I'm parsing some HTML and I need to get all the innerHTML of <body />
. I'm doing it this way:
TFHpple *doc = [[TFHpple alloc] initWithHTMLData:[NSData dataWithContentsOfFile:sectionFilePath]];
TFHppleElement *body = [doc searchWithXPathQuery:@"//body"][0];
NSString *bodyHTML = body.raw;
However this returns:
<body>stuff inside body</body>
instead of just:
stuff inside body
Question: Is there any way to get the purely the inner HTML of an element, excluding its own tags?

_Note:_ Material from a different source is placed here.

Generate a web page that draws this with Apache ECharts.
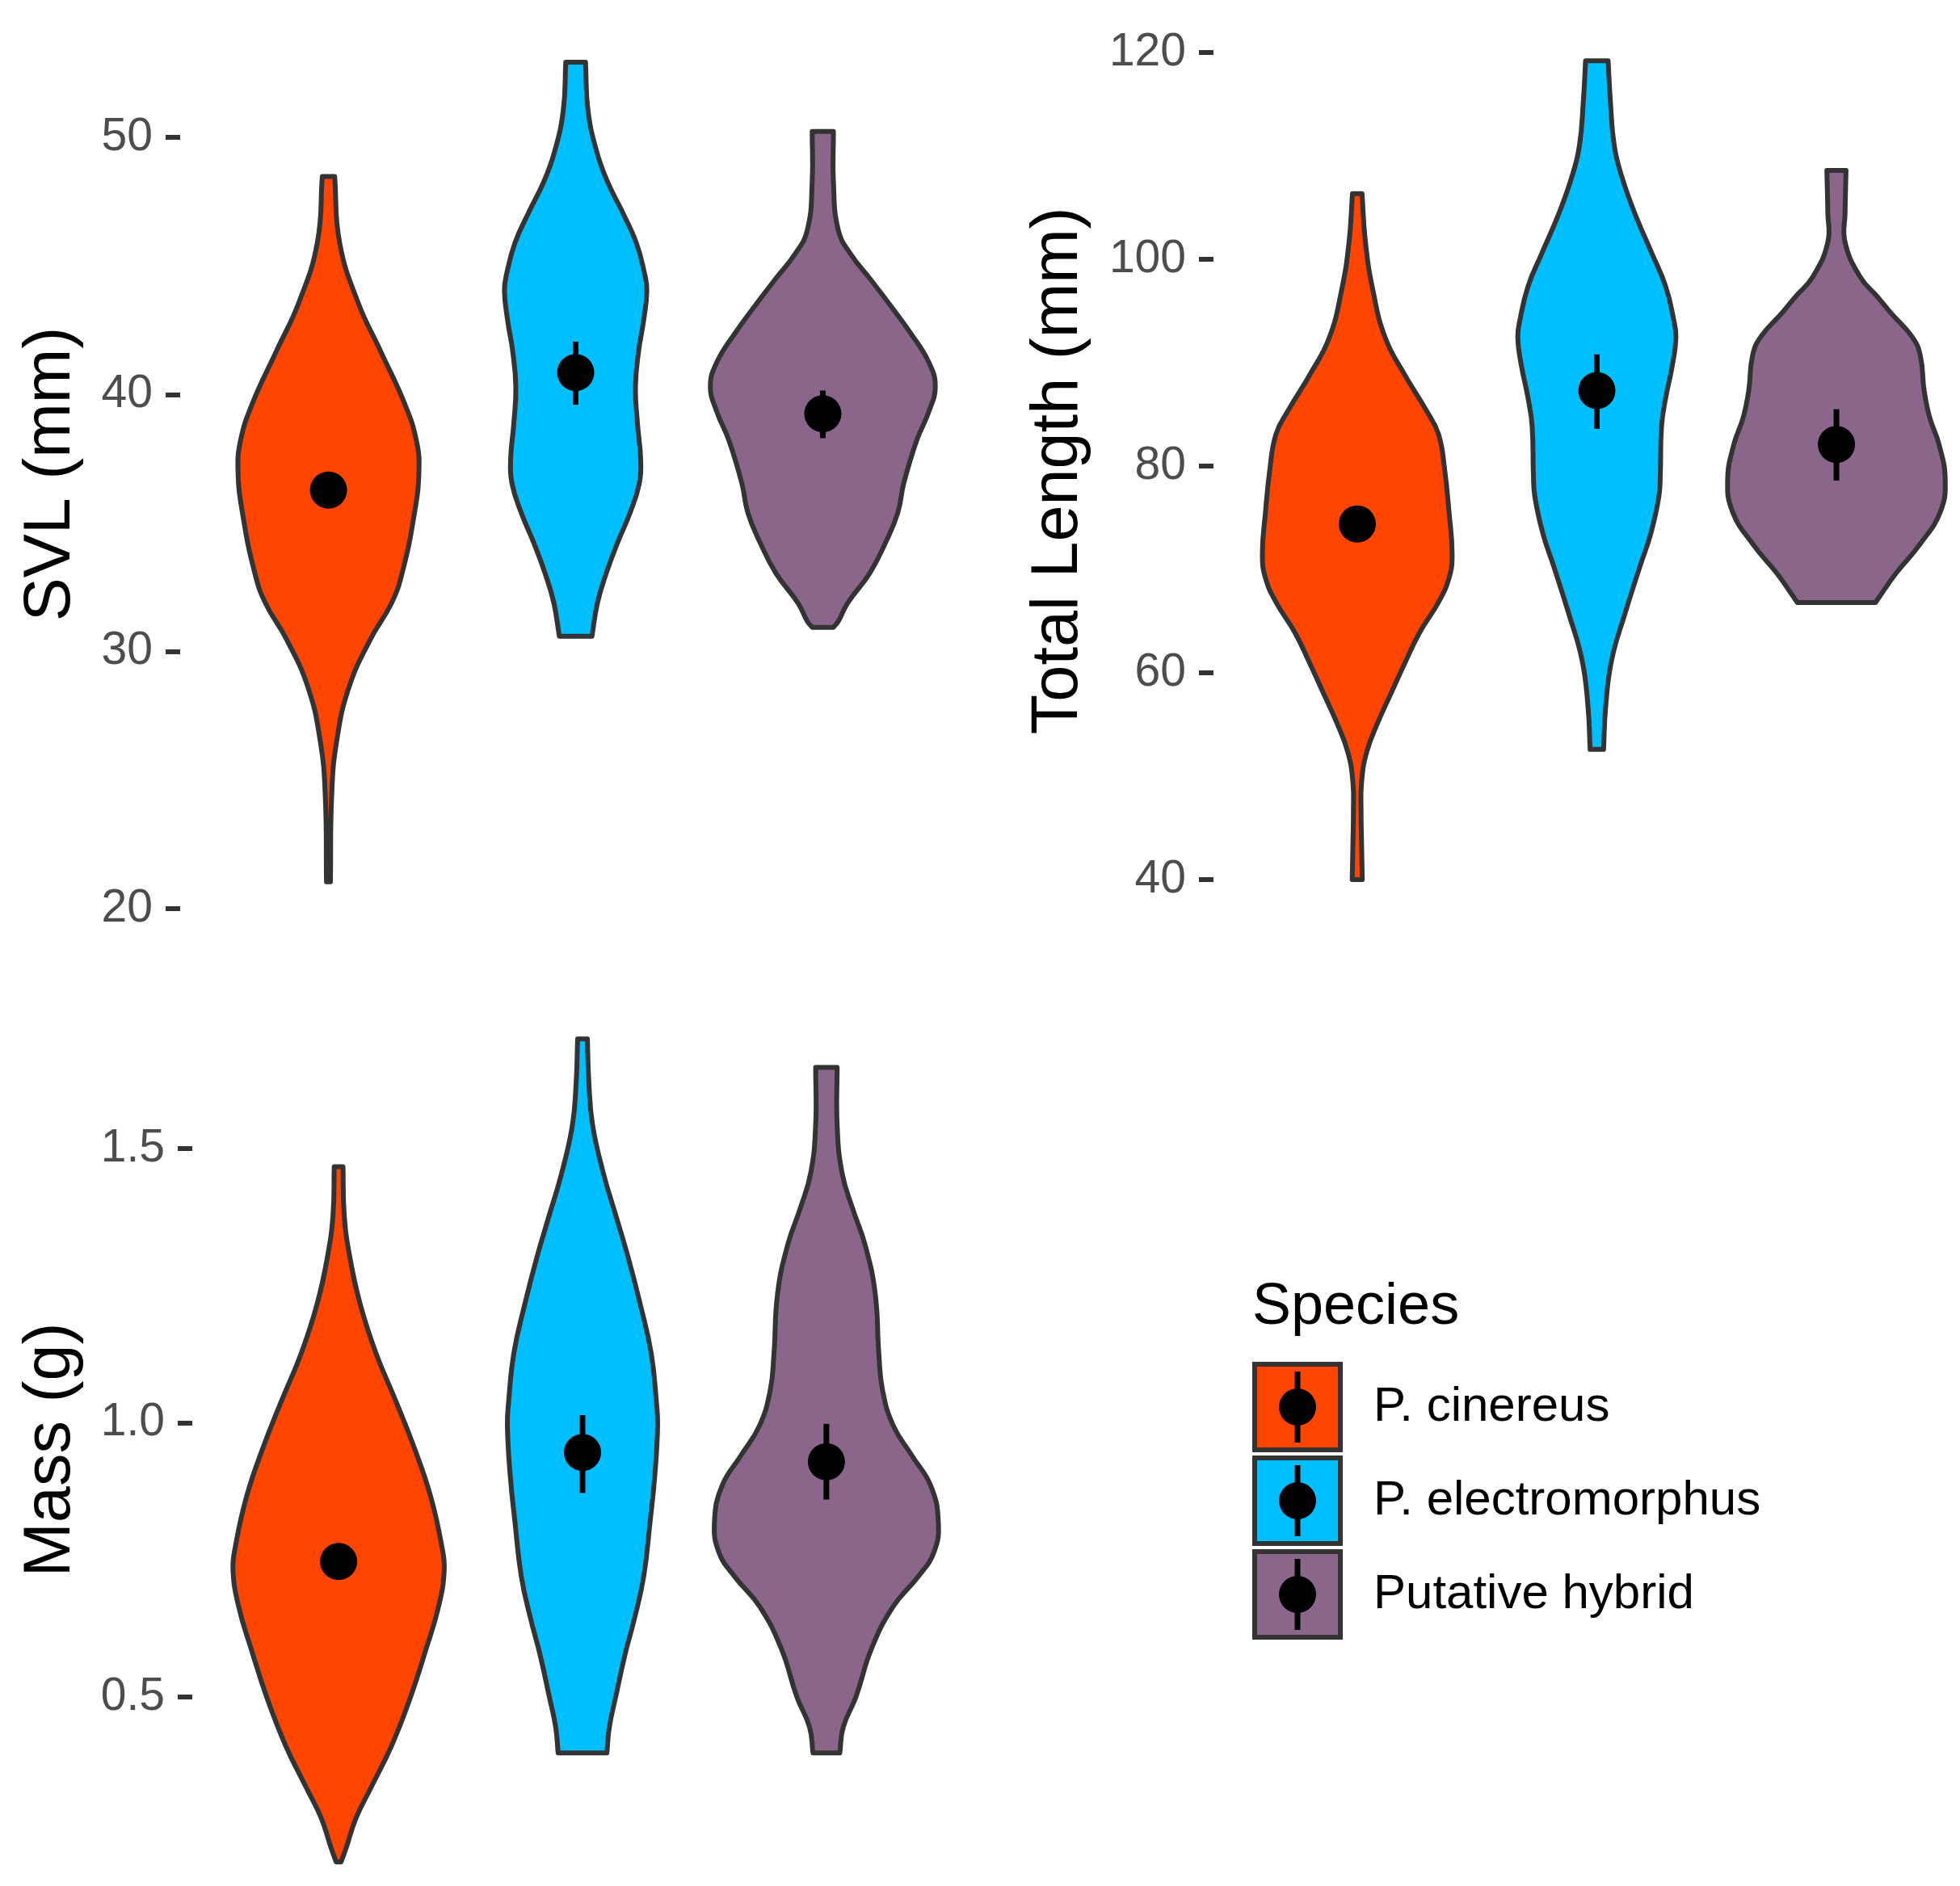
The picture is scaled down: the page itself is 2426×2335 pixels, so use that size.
<!DOCTYPE html>
<html><head><meta charset="utf-8">
<script src="https://cdn.jsdelivr.net/npm/echarts@6/dist/echarts.min.js"></script>
<style>html,body{margin:0;padding:0;background:#fff}#c{width:2426px;height:2335px}</style>
</head><body><div id="c"></div>
<script>
const FONT = 'Liberation Sans, Arial, Helvetica, sans-serif';
const species = ['P. cinereus', 'P. electromorphus', 'Putative hybrid'];
const colors = ['#FF4500', '#00BFFF', '#8B668B'];

// violin profiles: [value, half-width in category units]
const svlCinereus = [[48.48,0.025],[45.91,0.045],[43.57,0.12],[41.70,0.21],[39.60,0.31],[38.19,0.356],[37.02,0.366],[35.39,0.348],[33.05,0.298],[31.88,0.255],[30.48,0.17],[28.61,0.083],[26.50,0.033],[24.40,0.013],[21.04,0.008]];
const svlElectro = [[52.92,0.04],[51.05,0.05],[49.42,0.086],[48.25,0.13],[47.08,0.19],[45.91,0.245],[44.74,0.278],[44.04,0.288],[42.87,0.275],[41.70,0.255],[40.30,0.242],[38.89,0.25],[37.49,0.263],[36.56,0.258],[35.39,0.22],[34.22,0.169],[33.05,0.124],[31.88,0.088],[30.59,0.066]];
const svlHybrid = [[50.23,0.043],[48.25,0.043],[46.38,0.063],[45.44,0.114],[44.51,0.19],[43.57,0.265],[42.40,0.354],[41.23,0.43],[40.30,0.455],[39.36,0.43],[38.19,0.379],[36.56,0.328],[35.39,0.303],[34.22,0.253],[33.05,0.19],[31.88,0.10],[31.18,0.063],[30.94,0.043]];

const tlCinereus = [[106.35,0.02],[101.70,0.034],[97.05,0.065],[92.40,0.117],[88.91,0.196],[85.43,0.287],[83.10,0.339],[79.62,0.365],[75.55,0.383],[71.48,0.396],[69.16,0.383],[66.83,0.339],[63.93,0.261],[61.02,0.2],[58.12,0.143],[55.21,0.086],[52.31,0.039],[49.40,0.018],[46.50,0.016],[43.59,0.018],[40.0,0.021]];
const tlElectro = [[119.2,0.047],[115.46,0.056],[110.94,0.073],[107.78,0.107],[104.17,0.163],[100.56,0.23],[97.4,0.287],[94.24,0.32],[92.44,0.33],[89.73,0.315],[86.56,0.287],[83.85,0.27],[79.34,0.265],[77.08,0.259],[73.46,0.225],[70.3,0.18],[65.78,0.118],[61.27,0.062],[56.75,0.037],[52.6,0.028]];
const tlHybrid = [[108.6,0.04],[104.5,0.036],[101.64,0.036],[98.26,0.10],[96.43,0.169],[94.87,0.225],[92.53,0.315],[90.70,0.35],[87.32,0.366],[84.71,0.389],[82.11,0.428],[78.73,0.454],[75.60,0.434],[72.48,0.35],[69.61,0.248],[66.8,0.163]];

const massCinereus = [[1.467,0.018],[1.379,0.023],[1.302,0.046],[1.214,0.09],[1.126,0.154],[1.038,0.236],[0.951,0.313],[0.863,0.379],[0.775,0.423],[0.731,0.433],[0.665,0.41],[0.588,0.359],[0.5,0.295],[0.412,0.218],[0.335,0.133],[0.280,0.072],[0.225,0.031],[0.199,0.01]];
const massElectro = [[1.70,0.02],[1.621,0.026],[1.544,0.041],[1.456,0.085],[1.379,0.136],[1.302,0.187],[1.214,0.238],[1.126,0.282],[1.038,0.303],[0.995,0.308],[0.907,0.297],[0.819,0.277],[0.720,0.251],[0.643,0.213],[0.577,0.174],[0.5,0.136],[0.445,0.11],[0.398,0.1]];
const massHybrid = [[1.648,0.044],[1.544,0.044],[1.456,0.064],[1.390,0.108],[1.324,0.159],[1.236,0.2],[1.126,0.215],[1.06,0.23],[0.995,0.274],[0.940,0.351],[0.885,0.428],[0.819,0.459],[0.764,0.441],[0.720,0.377],[0.665,0.274],[0.588,0.185],[0.5,0.121],[0.445,0.069],[0.398,0.055]];

// summary points (mean) with interval
const svlMean = [36.28, 40.85, 39.25];
const svlLow  = [35.8, 39.6, 38.3];
const svlHigh = [36.8, 42.05, 40.15];
const tlMean = [74.4, 87.3, 82.1];
const tlLow  = [73.3, 83.6, 78.6];
const tlHigh = [75.5, 90.8, 85.5];
const massMean = [0.747, 0.946, 0.929];
const massLow  = [0.725, 0.872, 0.860];
const massHigh = [0.770, 1.014, 0.998];

const svlTicks = [20, 30, 40, 50];
const tlTicks = [40, 60, 80, 100, 120];
const massTicks = [0.5, 1.0, 1.5];

const panels = [
  {grid:{left:223, top:30, width:979, height:1114}, yMin:19.4, yMax:54.4, xMax:3.6, ticks:svlTicks, dec:0, name:'SVL (mm)', gap:119,
   profiles:[svlCinereus, svlElectro, svlHybrid], mean:svlMean, low:svlLow, high:svlHigh},
  {grid:{left:1502, top:22.8, width:949, height:1120}, yMin:35.8, yMax:123.3, xMax:3.6, ticks:tlTicks, dec:0, name:'Total Length (mm)', gap:151,
   profiles:[tlCinereus, tlElectro, tlHybrid], mean:tlMean, low:tlLow, high:tlHigh},
  {grid:{left:238, top:1234.6, width:966, height:1121}, yMin:0.125, yMax:1.776, xMax:3.6, ticks:massTicks, dec:1, name:'Mass (g)', gap:134,
   profiles:[massCinereus, massElectro, massHybrid], mean:massMean, low:massLow, high:massHigh}
];

const OUTLINE = 6;
const grids = [], xAxes = [], yAxes = [], series = [];
panels.forEach((p, gi) => {
  grids.push(Object.assign({outerBoundsMode:'none', containLabel:false}, p.grid));
  xAxes.push({type:'value', gridIndex:gi, min:0.4, max:p.xMax, show:false});
  yAxes.push({
    type:'value', gridIndex:gi, min:p.yMin, max:p.yMax,
    name:p.name, nameLocation:'middle', nameGap:p.gap, nameRotate:90,
    nameTextStyle:{fontSize:81, color:'#000', fontFamily:FONT},
    axisLine:{show:false},
    axisTick:{show:true, length:18, lineStyle:{width:6, color:'#333'}, customValues:p.ticks},
    axisLabel:{show:true, fontSize:57, color:'#4D4D4D', margin:34, fontFamily:FONT, customValues:p.ticks,
               formatter:(v)=>Number(v).toFixed(p.dec)},
    splitLine:{show:false}
  });
  p.profiles.forEach((prof, k) => {
    series.push({
      type:'custom', name:species[k], coordinateSystem:'cartesian2d',
      xAxisIndex:gi, yAxisIndex:gi, clip:false,
      itemStyle:{color:colors[k], borderColor:'#333', borderWidth:OUTLINE},
      data:[[k + 1, p.mean[k], p.low[k], p.high[k]]],
      encode:{x:0, y:[1,2,3]},
      renderItem:function(params, api){
        const x = api.value(0);
        const left = prof.map(d => api.coord([x - d[1], d[0]]));
        const right = prof.slice().reverse().map(d => api.coord([x + d[1], d[0]]));
        // repeat each flat-cap corner so the smoothed outline keeps sharp cap corners
        const pts = [left[0]].concat(left, [left[left.length-1]], [right[0]], right, [right[right.length-1]]);
        const c = api.coord([x, api.value(1)]);
        const lo = api.coord([x, api.value(2)]);
        const hi = api.coord([x, api.value(3)]);
        return {type:'group', children:[
          {type:'polygon', shape:{points:pts, smooth:0.45},
           style:{fill:colors[k], stroke:'#333333', lineWidth:OUTLINE, lineJoin:'round'}},
          {type:'line', shape:{x1:c[0], y1:lo[1], x2:c[0], y2:hi[1]}, style:{stroke:'#000', lineWidth:7}},
          {type:'circle', shape:{cx:c[0], cy:c[1], r:23}, style:{fill:'#000'}}
        ]};
      }
    });
  });
});

// legend key layout (outer box = size + border, pitch = outer + gap)
const LG = {left:1550, top:1686, size:106, border:6, gap:4};
const pitch = LG.size + LG.border + LG.gap;
const keyDecor = species.map((s, k) => {
  const cy = LG.top + k * pitch + (LG.size + LG.border) / 2;
  const cx = LG.left + (LG.size + LG.border) / 2;
  return {type:'group', z:100, children:[
    {type:'line', z:100, shape:{x1:cx, y1:cy - 44, x2:cx, y2:cy + 44}, style:{stroke:'#000', lineWidth:7}},
    {type:'circle', z:101, shape:{cx:cx, cy:cy, r:23}, style:{fill:'#000'}}
  ]};
});

const chart = echarts.init(document.getElementById('c'), null, {renderer:'canvas'});
chart.setOption({
  animation:false,
  backgroundColor:'#ffffff',
  textStyle:{fontFamily:FONT},
  title:{text:'Species', left:1550, top:1583, padding:0,
         textStyle:{fontSize:72, fontWeight:'normal', color:'#000', fontFamily:FONT}},
  legend:{orient:'vertical', left:LG.left, top:LG.top, itemWidth:LG.size, itemHeight:LG.size, itemGap:LG.gap,
          padding:0, icon:'rect',
          textStyle:{fontSize:60, color:'#000', fontFamily:FONT, padding:[0,0,0,36]},
          data:species.map((s,k)=>({name:s, icon:'rect', itemStyle:{color:colors[k], borderColor:'#333', borderWidth:LG.border}}))},
  grid:grids, xAxis:xAxes, yAxis:yAxes, series:series,
  graphic:keyDecor
});
</script></body></html>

I came up with this method, but I feel like I'm reinventing the wheel here. This method is also quite slow.
TFHppleElement *child;
for(int i = 0; i<body.children.count; i++){
child = (TFHppleElement*)body.children[i];
if(child.raw != nil) [bodyHTML appendString:child.raw];
else if(child.content != nil) [bodyHTML appendString:child.content];
}
Try this...
NSURL *url = [NSURL URLWithString: URL_HERE];
NSData *htmlData = [NSData dataWithContentsOfURL:url];
TFHpple *parser = [TFHpple hppleWithHTMLData:htmlData];
NSString *xpathQueryString = @"//body";
NSArray *nodes = [parser searchWithXPathQuery:xpathQueryString];
for (TFHppleElement *element in nodes) {
lable.text = [[element firstChild] content];
}